:: EXERCISE BRIEF ::
Print word for word the first line of the listing below and every line after it, through the line with "from matplotlib.ticker import FuncFormatter". Leave out the pictures and the rest.

:: DATA ::
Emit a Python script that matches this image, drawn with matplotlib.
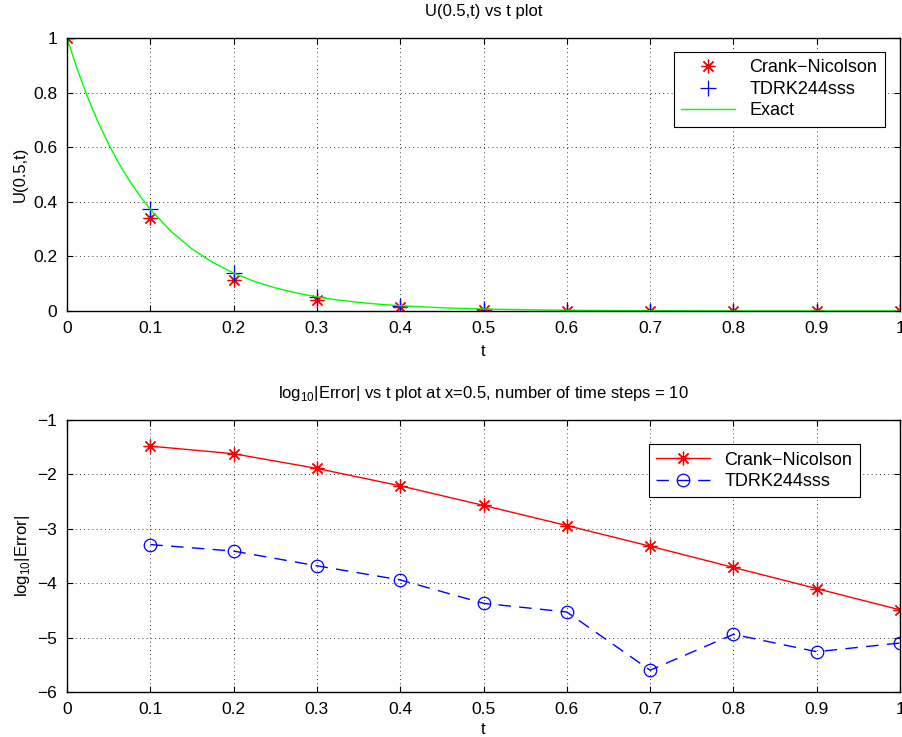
import matplotlib
matplotlib.use("Agg")
import matplotlib.pyplot as plt
from matplotlib.ticker import FuncFormatter

plt.rcParams["font.family"] = ["Liberation Sans", "DejaVu Sans"]
plt.rcParams["font.size"] = 12
plt.rcParams["mathtext.fontset"] = "custom"
plt.rcParams["mathtext.rm"] = "Liberation Sans"

# time levels
t = [0.0, 0.1, 0.2, 0.3, 0.4, 0.5, 0.6, 0.7, 0.8, 0.9, 1.0]
u_cn = [1.0, 0.340, 0.115, 0.039, 0.0133, 0.0045, 0.0015, 0.0005, 0.0002, 0.0001, 0.0]
u_tdrk = [1.0, 0.373, 0.139, 0.052, 0.0193, 0.0072, 0.0027, 0.0010, 0.0004, 0.0001, 0.0001]

# exact solution sampled finely
t_exact = [0.0, 0.0125, 0.025, 0.0375, 0.05, 0.0625, 0.075, 0.0875, 0.1, 0.125,
           0.15, 0.175, 0.2, 0.225, 0.25, 0.275, 0.3, 0.325, 0.35, 0.375, 0.4,
           0.45, 0.5, 0.6, 0.7, 0.8, 0.9, 1.0]
u_exact = [1.0, 0.8839, 0.7813, 0.6907, 0.6105, 0.5396, 0.4770, 0.4216, 0.3727,
           0.2912, 0.2275, 0.1778, 0.1389, 0.1085, 0.0848, 0.0663, 0.0518,
           0.0404, 0.0316, 0.0247, 0.0193, 0.0118, 0.0072, 0.0027, 0.0010,
           0.0004, 0.0001, 0.0001]

# log10 |error|
t_err = [0.1, 0.2, 0.3, 0.4, 0.5, 0.6, 0.7, 0.8, 0.9, 1.0]
err_cn = [-1.48, -1.62, -1.89, -2.21, -2.57, -2.94, -3.32, -3.71, -4.10, -4.49]
err_tdrk = [-3.29, -3.41, -3.68, -3.94, -4.37, -4.53, -5.60, -4.94, -5.26, -5.10]

ast = (8, 2, 0)
fmt = FuncFormatter(lambda v, p: f"{v:g}".replace("-", "\u2212"))


def matlab_style(ax):
    ax.grid(True, linestyle=(0, (1, 4)), color="black", linewidth=0.6)
    ax.tick_params(direction="in", top=True, right=True, length=4, width=0.8,
                   labelsize=12.5, pad=7)
    ax.xaxis.set_major_formatter(fmt)
    ax.yaxis.set_major_formatter(fmt)
    for s in ax.spines.values():
        s.set_linewidth(1.0)


fig = plt.figure(figsize=(9.02, 7.37), dpi=100)
ax1 = fig.add_axes([0.0743, 0.578, 0.9235, 0.3704])
ax2 = fig.add_axes([0.0743, 0.0611, 0.9235, 0.369])

ax1.plot(t, u_cn, linestyle="none", marker=ast, color="red", markersize=10,
         markeredgewidth=0.9, label="Crank\u2212Nicolson")
ax1.plot(t, u_tdrk, linestyle="none", marker="+", color="blue", markersize=11,
         markeredgewidth=0.9, label="TDRK244sss")
ax1.plot(t_exact, u_exact, color="#00ff00", linewidth=1.0, label="Exact")
ax1.set_xlim(0, 1)
ax1.set_ylim(0, 1)
ax1.set_xticks([0, 0.1, 0.2, 0.3, 0.4, 0.5, 0.6, 0.7, 0.8, 0.9, 1])
ax1.set_yticks([0, 0.2, 0.4, 0.6, 0.8, 1])
ax1.set_xlabel("t", labelpad=6)
ax1.set_ylabel("U(0.5,t)", labelpad=4)
ax1.set_title("U(0.5,t) vs t plot", fontsize=12, pad=16)
matlab_style(ax1)
leg1 = ax1.legend(loc="upper right", bbox_to_anchor=(0.988, 0.968), fancybox=False,
                  edgecolor="black", framealpha=1, handlelength=3.0,
                  borderaxespad=0.3, labelspacing=0.25, fontsize=13)
leg1.get_frame().set_linewidth(0.8)

ax2.plot(t_err, err_cn, color="red", marker=ast, markersize=10,
         markeredgewidth=0.9, linewidth=1.0, label="Crank\u2212Nicolson")
ax2.plot(t_err, err_tdrk, color="blue", marker="o", markersize=9,
         markerfacecolor="none", markeredgewidth=0.9, linewidth=1.0,
         linestyle=(0, (9, 6)), label="TDRK244sss")
ax2.set_xlim(0, 1)
ax2.set_ylim(-6, -1)
ax2.set_xticks([0, 0.1, 0.2, 0.3, 0.4, 0.5, 0.6, 0.7, 0.8, 0.9, 1])
ax2.set_yticks([-6, -5, -4, -3, -2, -1])
ax2.set_xlabel("t", labelpad=4)
ax2.set_ylabel(r"log$_{10}$|Error|", labelpad=4)
ax2.set_title(r"log$_{10}$|Error| vs t plot at x=0.5, number of time steps = 10",
              fontsize=12, pad=16)
matlab_style(ax2)
leg2 = ax2.legend(loc="upper right", bbox_to_anchor=(0.958, 0.93), fancybox=False,
                  edgecolor="black", framealpha=1, handlelength=3.0,
                  borderaxespad=0.3, labelspacing=0.25, fontsize=13)
leg2.get_frame().set_linewidth(0.8)

fig.savefig("out.png", dpi=100)
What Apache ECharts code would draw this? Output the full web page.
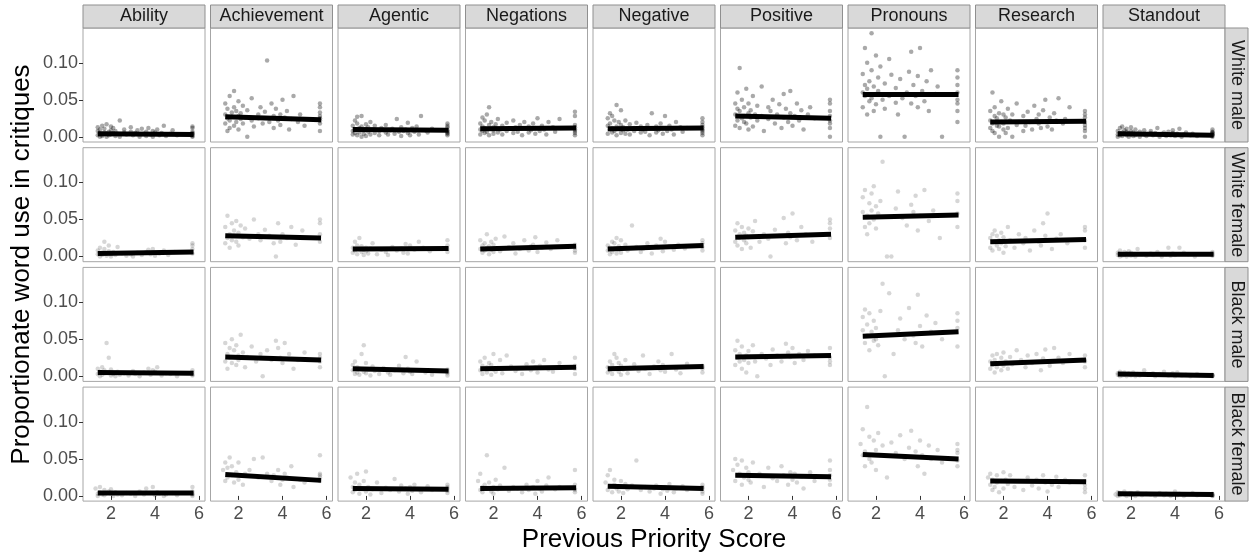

:: EXERCISE OUTPUT ::
Emit a Python script that matches this image, drawn with matplotlib.
import matplotlib
matplotlib.use("Agg")
import matplotlib.pyplot as plt
from matplotlib.ticker import FuncFormatter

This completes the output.